What would change my mind

I would re-evaluate the bullish bias if any of the following occur: a) free cash flow declines materially below the current ~$12.6 billion run rate, b) management signals structural weakness in the ready-to-drink tea category or pauses marketing support for Fuze Tea, c) margins contract alongside sequential revenue deceleration, or d) technical breakdown below the $77.00 stop on strong volume. Conversely, I would upgrade the trade if the company reports clear share gains for Fuze Tea in a major region or if the stock clears $86 with volume confirmation.

Conclusion and stance

Stance: Long with disciplined risk management. Coca-Cola’s Fuze Tea offering gives the company a credible path to above-category growth, and the balance sheet and free cash flow profile support sustained investment. The combination of a tidy dividend (approx. 2.55%), positive technical setup and a reasonable valuation for a high-quality consumer staple makes a mid-term long trade attractive.

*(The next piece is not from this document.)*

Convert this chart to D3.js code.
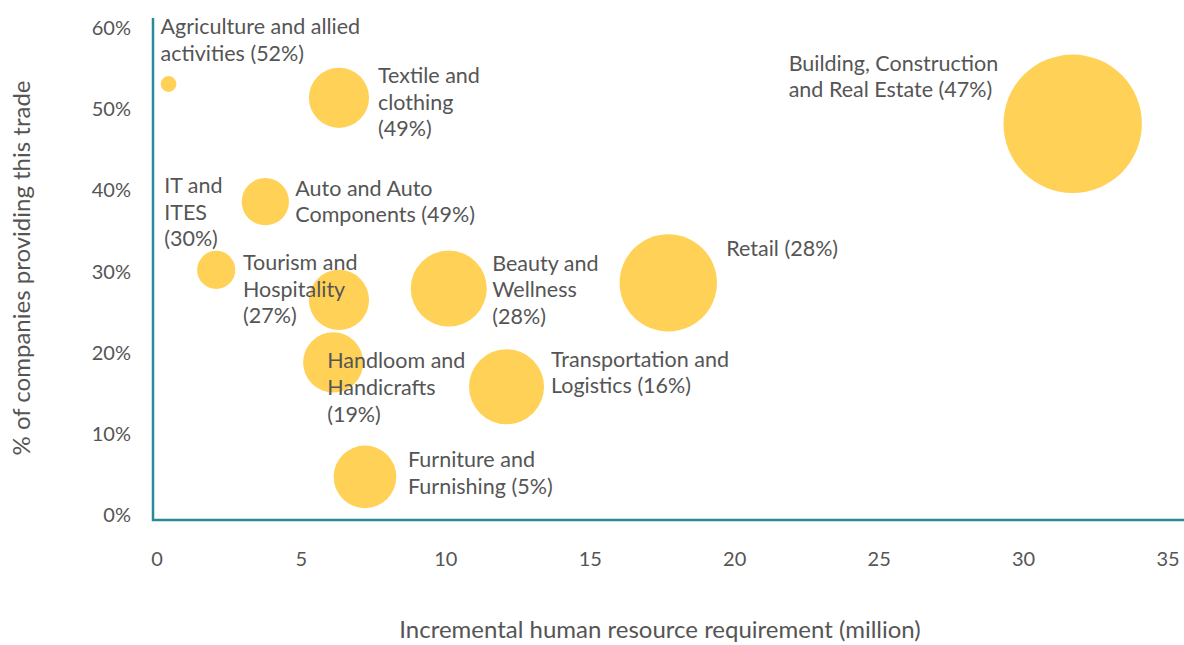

Trade mechanics: enter at $81.00, target $86.00, stop $77.00, horizon mid term (45 trading days). Keep position sizing sensible and move the stop to breakeven if the trade shows momentum above $83.00. If catalysts materialize as hoped, this trade should capture the market repricing around Fuze Tea's success; if they do not, the stop limits downside and preserves capital for the next opportunity.

Key takeaways

Coca-Cola offers a practical trade: stable cash flows and a targeted product push (Fuze Tea) that could generate meaningful mid-term upside, with clearly defined risk controls.

Risks

  • Intense competition from PepsiCo and regional RTD tea brands could compress margins or limit share gains.
  • Input cost inflation (packaging, logistics, commodities) could reduce operating margins and free cash flow.
  • Slower-than-expected consumer adoption of Fuze Tea would mute revenue and margin upside.
  • Macro or currency shocks in key markets could depress volumes and translate to a valuation rerating.